## Goal
Without including the pictures, copy out every line below.

## start Source excerpt

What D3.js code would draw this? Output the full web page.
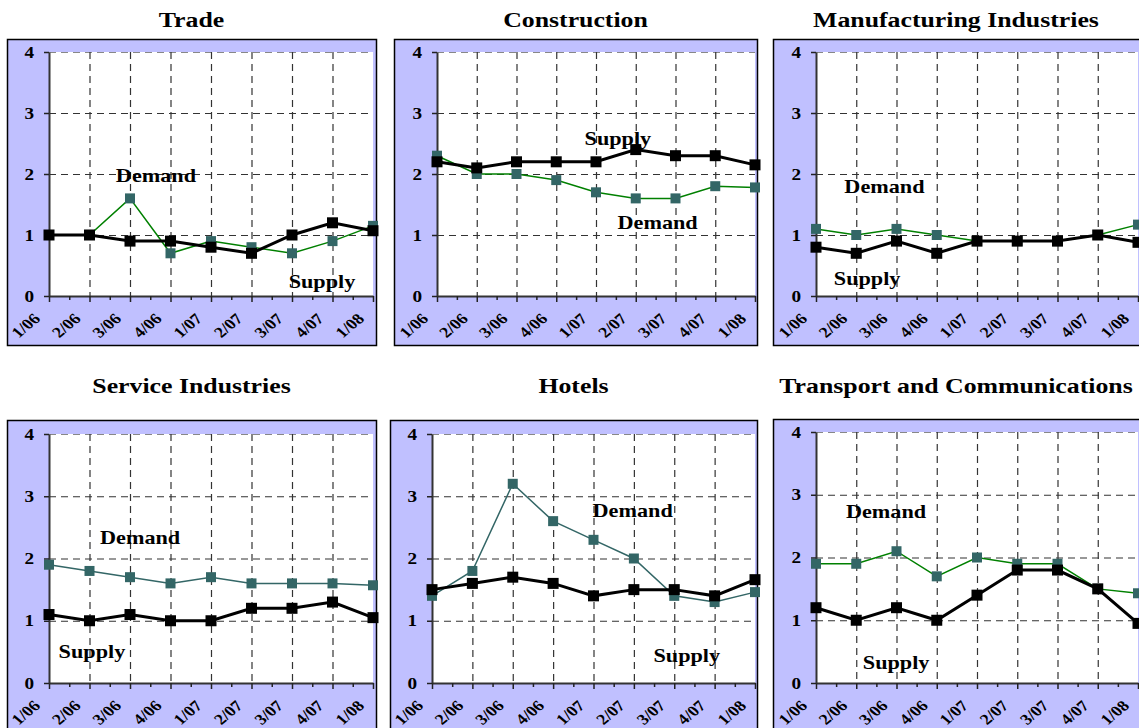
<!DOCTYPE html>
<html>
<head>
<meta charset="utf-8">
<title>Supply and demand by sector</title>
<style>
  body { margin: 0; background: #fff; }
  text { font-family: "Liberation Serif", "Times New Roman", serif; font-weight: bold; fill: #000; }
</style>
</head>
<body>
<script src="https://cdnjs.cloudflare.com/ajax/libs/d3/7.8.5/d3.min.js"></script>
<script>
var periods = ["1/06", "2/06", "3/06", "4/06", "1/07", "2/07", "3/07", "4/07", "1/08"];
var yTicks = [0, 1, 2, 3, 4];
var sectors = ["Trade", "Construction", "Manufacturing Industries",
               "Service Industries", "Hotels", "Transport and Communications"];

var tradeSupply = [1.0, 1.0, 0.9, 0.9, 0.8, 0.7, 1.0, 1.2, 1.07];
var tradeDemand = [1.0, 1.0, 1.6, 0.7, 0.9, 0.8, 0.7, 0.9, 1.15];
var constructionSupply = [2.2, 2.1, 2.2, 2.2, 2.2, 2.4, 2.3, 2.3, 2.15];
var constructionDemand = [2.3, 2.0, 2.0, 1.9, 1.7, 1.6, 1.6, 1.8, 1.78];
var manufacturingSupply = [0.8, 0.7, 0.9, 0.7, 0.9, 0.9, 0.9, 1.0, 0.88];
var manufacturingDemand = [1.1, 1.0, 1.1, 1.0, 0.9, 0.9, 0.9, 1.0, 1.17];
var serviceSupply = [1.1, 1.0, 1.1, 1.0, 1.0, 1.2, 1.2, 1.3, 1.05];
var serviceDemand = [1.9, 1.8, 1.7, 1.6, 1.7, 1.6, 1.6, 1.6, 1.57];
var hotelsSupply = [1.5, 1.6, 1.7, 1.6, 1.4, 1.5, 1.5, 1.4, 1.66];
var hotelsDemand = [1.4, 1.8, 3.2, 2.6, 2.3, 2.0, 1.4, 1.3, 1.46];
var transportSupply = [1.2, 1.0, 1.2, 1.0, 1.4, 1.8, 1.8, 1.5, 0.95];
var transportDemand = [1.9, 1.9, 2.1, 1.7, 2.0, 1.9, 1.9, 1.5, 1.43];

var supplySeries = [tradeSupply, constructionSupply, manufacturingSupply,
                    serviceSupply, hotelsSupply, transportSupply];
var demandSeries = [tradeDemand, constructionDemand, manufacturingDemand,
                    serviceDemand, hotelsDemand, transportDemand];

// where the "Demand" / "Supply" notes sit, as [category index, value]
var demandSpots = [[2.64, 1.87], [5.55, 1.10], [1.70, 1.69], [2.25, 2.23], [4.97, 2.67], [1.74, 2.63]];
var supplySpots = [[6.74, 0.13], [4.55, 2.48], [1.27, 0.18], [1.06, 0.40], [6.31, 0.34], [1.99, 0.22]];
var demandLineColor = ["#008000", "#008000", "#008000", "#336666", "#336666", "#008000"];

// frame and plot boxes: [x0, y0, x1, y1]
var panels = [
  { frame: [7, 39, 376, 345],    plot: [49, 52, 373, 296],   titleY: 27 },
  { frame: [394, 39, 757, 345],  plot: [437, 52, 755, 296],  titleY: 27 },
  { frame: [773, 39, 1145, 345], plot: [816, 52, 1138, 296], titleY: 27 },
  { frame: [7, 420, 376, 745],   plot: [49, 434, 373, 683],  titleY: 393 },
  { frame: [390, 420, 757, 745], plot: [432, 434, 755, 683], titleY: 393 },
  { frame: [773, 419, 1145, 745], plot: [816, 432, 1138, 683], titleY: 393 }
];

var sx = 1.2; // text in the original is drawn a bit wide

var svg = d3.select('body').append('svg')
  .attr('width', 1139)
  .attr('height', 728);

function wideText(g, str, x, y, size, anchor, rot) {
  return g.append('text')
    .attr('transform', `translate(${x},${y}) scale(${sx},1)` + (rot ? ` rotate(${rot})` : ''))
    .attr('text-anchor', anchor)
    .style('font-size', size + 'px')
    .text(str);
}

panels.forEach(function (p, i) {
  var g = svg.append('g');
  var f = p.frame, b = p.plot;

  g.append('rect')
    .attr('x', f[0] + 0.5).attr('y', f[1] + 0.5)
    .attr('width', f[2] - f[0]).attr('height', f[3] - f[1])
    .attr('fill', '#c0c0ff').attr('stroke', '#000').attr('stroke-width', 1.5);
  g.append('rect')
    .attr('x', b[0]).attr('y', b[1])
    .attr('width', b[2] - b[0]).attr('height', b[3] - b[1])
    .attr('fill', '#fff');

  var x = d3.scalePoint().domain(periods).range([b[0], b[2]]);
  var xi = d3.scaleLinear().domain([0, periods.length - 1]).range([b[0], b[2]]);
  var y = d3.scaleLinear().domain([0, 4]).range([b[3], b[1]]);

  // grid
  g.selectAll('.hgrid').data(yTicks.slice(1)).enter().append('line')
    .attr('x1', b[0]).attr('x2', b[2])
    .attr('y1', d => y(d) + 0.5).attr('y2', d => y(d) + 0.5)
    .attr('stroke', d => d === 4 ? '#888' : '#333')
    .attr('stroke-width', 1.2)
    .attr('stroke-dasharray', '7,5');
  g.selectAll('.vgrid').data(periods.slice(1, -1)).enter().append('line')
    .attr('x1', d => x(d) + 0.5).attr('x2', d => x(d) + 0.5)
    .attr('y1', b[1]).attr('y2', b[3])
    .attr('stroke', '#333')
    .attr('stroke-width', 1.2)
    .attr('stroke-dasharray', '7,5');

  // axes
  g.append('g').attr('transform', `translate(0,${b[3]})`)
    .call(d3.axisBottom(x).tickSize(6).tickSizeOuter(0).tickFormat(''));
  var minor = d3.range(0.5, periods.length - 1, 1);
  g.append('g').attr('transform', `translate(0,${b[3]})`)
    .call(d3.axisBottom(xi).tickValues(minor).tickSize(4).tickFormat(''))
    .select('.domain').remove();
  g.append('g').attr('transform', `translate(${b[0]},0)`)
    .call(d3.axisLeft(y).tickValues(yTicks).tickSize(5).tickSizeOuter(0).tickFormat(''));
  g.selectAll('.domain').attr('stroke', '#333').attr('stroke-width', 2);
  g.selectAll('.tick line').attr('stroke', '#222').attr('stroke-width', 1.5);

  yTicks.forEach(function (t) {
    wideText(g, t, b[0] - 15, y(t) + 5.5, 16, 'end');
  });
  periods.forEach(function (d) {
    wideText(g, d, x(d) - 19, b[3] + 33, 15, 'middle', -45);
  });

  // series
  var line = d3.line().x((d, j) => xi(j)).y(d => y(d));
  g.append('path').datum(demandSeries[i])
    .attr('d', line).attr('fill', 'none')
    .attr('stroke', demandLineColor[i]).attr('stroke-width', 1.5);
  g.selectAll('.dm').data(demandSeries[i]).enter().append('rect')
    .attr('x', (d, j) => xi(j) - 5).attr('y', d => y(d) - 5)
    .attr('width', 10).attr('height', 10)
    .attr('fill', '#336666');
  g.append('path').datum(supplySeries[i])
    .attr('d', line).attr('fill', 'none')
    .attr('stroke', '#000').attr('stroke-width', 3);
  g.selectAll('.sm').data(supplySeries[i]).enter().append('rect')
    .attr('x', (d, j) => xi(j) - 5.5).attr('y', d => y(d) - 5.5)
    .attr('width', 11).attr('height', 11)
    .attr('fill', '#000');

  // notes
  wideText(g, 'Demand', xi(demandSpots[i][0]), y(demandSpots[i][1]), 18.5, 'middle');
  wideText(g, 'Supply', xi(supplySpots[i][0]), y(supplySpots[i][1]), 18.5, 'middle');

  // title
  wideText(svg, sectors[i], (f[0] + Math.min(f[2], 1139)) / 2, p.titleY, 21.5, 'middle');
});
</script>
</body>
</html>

## end Source excerpt

## Output of the task
What D3.js code would draw this? Output the full web page.
<!DOCTYPE html>
<html>
<head>
<meta charset="utf-8">
<title>Supply and demand by sector</title>
<style>
  body { margin: 0; background: #fff; }
  text { font-family: "Liberation Serif", "Times New Roman", serif; font-weight: bold; fill: #000; }
</style>
</head>
<body>
<script src="https://cdnjs.cloudflare.com/ajax/libs/d3/7.8.5/d3.min.js"></script>
<script>
var periods = ["1/06", "2/06", "3/06", "4/06", "1/07", "2/07", "3/07", "4/07", "1/08"];
var yTicks = [0, 1, 2, 3, 4];
var sectors = ["Trade", "Construction", "Manufacturing Industries",
               "Service Industries", "Hotels", "Transport and Communications"];

var tradeSupply = [1.0, 1.0, 0.9, 0.9, 0.8, 0.7, 1.0, 1.2, 1.07];
var tradeDemand = [1.0, 1.0, 1.6, 0.7, 0.9, 0.8, 0.7, 0.9, 1.15];
var constructionSupply = [2.2, 2.1, 2.2, 2.2, 2.2, 2.4, 2.3, 2.3, 2.15];
var constructionDemand = [2.3, 2.0, 2.0, 1.9, 1.7, 1.6, 1.6, 1.8, 1.78];
var manufacturingSupply = [0.8, 0.7, 0.9, 0.7, 0.9, 0.9, 0.9, 1.0, 0.88];
var manufacturingDemand = [1.1, 1.0, 1.1, 1.0, 0.9, 0.9, 0.9, 1.0, 1.17];
var serviceSupply = [1.1, 1.0, 1.1, 1.0, 1.0, 1.2, 1.2, 1.3, 1.05];
var serviceDemand = [1.9, 1.8, 1.7, 1.6, 1.7, 1.6, 1.6, 1.6, 1.57];
var hotelsSupply = [1.5, 1.6, 1.7, 1.6, 1.4, 1.5, 1.5, 1.4, 1.66];
var hotelsDemand = [1.4, 1.8, 3.2, 2.6, 2.3, 2.0, 1.4, 1.3, 1.46];
var transportSupply = [1.2, 1.0, 1.2, 1.0, 1.4, 1.8, 1.8, 1.5, 0.95];
var transportDemand = [1.9, 1.9, 2.1, 1.7, 2.0, 1.9, 1.9, 1.5, 1.43];

var supplySeries = [tradeSupply, constructionSupply, manufacturingSupply,
                    serviceSupply, hotelsSupply, transportSupply];
var demandSeries = [tradeDemand, constructionDemand, manufacturingDemand,
                    serviceDemand, hotelsDemand, transportDemand];

// where the "Demand" / "Supply" notes sit, as [category index, value]
var demandSpots = [[2.64, 1.87], [5.55, 1.10], [1.70, 1.69], [2.25, 2.23], [4.97, 2.67], [1.74, 2.63]];
var supplySpots = [[6.74, 0.13], [4.55, 2.48], [1.27, 0.18], [1.06, 0.40], [6.31, 0.34], [1.99, 0.22]];
var demandLineColor = ["#008000", "#008000", "#008000", "#336666", "#336666", "#008000"];

// frame and plot boxes: [x0, y0, x1, y1]
var panels = [
  { frame: [7, 39, 376, 345],    plot: [49, 52, 373, 296],   titleY: 27 },
  { frame: [394, 39, 757, 345],  plot: [437, 52, 755, 296],  titleY: 27 },
  { frame: [773, 39, 1145, 345], plot: [816, 52, 1138, 296], titleY: 27 },
  { frame: [7, 420, 376, 745],   plot: [49, 434, 373, 683],  titleY: 393 },
  { frame: [390, 420, 757, 745], plot: [432, 434, 755, 683], titleY: 393 },
  { frame: [773, 419, 1145, 745], plot: [816, 432, 1138, 683], titleY: 393 }
];

var sx = 1.2; // text in the original is drawn a bit wide

var svg = d3.select('body').append('svg')
  .attr('width', 1139)
  .attr('height', 728);

function wideText(g, str, x, y, size, anchor, rot) {
  return g.append('text')
    .attr('transform', `translate(${x},${y}) scale(${sx},1)` + (rot ? ` rotate(${rot})` : ''))
    .attr('text-anchor', anchor)
    .style('font-size', size + 'px')
    .text(str);
}

panels.forEach(function (p, i) {
  var g = svg.append('g');
  var f = p.frame, b = p.plot;

  g.append('rect')
    .attr('x', f[0] + 0.5).attr('y', f[1] + 0.5)
    .attr('width', f[2] - f[0]).attr('height', f[3] - f[1])
    .attr('fill', '#c0c0ff').attr('stroke', '#000').attr('stroke-width', 1.5);
  g.append('rect')
    .attr('x', b[0]).attr('y', b[1])
    .attr('width', b[2] - b[0]).attr('height', b[3] - b[1])
    .attr('fill', '#fff');

  var x = d3.scalePoint().domain(periods).range([b[0], b[2]]);
  var xi = d3.scaleLinear().domain([0, periods.length - 1]).range([b[0], b[2]]);
  var y = d3.scaleLinear().domain([0, 4]).range([b[3], b[1]]);

  // grid
  g.selectAll('.hgrid').data(yTicks.slice(1)).enter().append('line')
    .attr('x1', b[0]).attr('x2', b[2])
    .attr('y1', d => y(d) + 0.5).attr('y2', d => y(d) + 0.5)
    .attr('stroke', d => d === 4 ? '#888' : '#333')
    .attr('stroke-width', 1.2)
    .attr('stroke-dasharray', '7,5');
  g.selectAll('.vgrid').data(periods.slice(1, -1)).enter().append('line')
    .attr('x1', d => x(d) + 0.5).attr('x2', d => x(d) + 0.5)
    .attr('y1', b[1]).attr('y2', b[3])
    .attr('stroke', '#333')
    .attr('stroke-width', 1.2)
    .attr('stroke-dasharray', '7,5');

  // axes
  g.append('g').attr('transform', `translate(0,${b[3]})`)
    .call(d3.axisBottom(x).tickSize(6).tickSizeOuter(0).tickFormat(''));
  var minor = d3.range(0.5, periods.length - 1, 1);
  g.append('g').attr('transform', `translate(0,${b[3]})`)
    .call(d3.axisBottom(xi).tickValues(minor).tickSize(4).tickFormat(''))
    .select('.domain').remove();
  g.append('g').attr('transform', `translate(${b[0]},0)`)
    .call(d3.axisLeft(y).tickValues(yTicks).tickSize(5).tickSizeOuter(0).tickFormat(''));
  g.selectAll('.domain').attr('stroke', '#333').attr('stroke-width', 2);
  g.selectAll('.tick line').attr('stroke', '#222').attr('stroke-width', 1.5);

  yTicks.forEach(function (t) {
    wideText(g, t, b[0] - 15, y(t) + 5.5, 16, 'end');
  });
  periods.forEach(function (d) {
    wideText(g, d, x(d) - 19, b[3] + 33, 15, 'middle', -45);
  });

  // series
  var line = d3.line().x((d, j) => xi(j)).y(d => y(d));
  g.append('path').datum(demandSeries[i])
    .attr('d', line).attr('fill', 'none')
    .attr('stroke', demandLineColor[i]).attr('stroke-width', 1.5);
  g.selectAll('.dm').data(demandSeries[i]).enter().append('rect')
    .attr('x', (d, j) => xi(j) - 5).attr('y', d => y(d) - 5)
    .attr('width', 10).attr('height', 10)
    .attr('fill', '#336666');
  g.append('path').datum(supplySeries[i])
    .attr('d', line).attr('fill', 'none')
    .attr('stroke', '#000').attr('stroke-width', 3);
  g.selectAll('.sm').data(supplySeries[i]).enter().append('rect')
    .attr('x', (d, j) => xi(j) - 5.5).attr('y', d => y(d) - 5.5)
    .attr('width', 11).attr('height', 11)
    .attr('fill', '#000');

  // notes
  wideText(g, 'Demand', xi(demandSpots[i][0]), y(demandSpots[i][1]), 18.5, 'middle');
  wideText(g, 'Supply', xi(supplySpots[i][0]), y(supplySpots[i][1]), 18.5, 'middle');

  // title
  wideText(svg, sectors[i], (f[0] + Math.min(f[2], 1139)) / 2, p.titleY, 21.5, 'middle');
});
</script>
</body>
</html>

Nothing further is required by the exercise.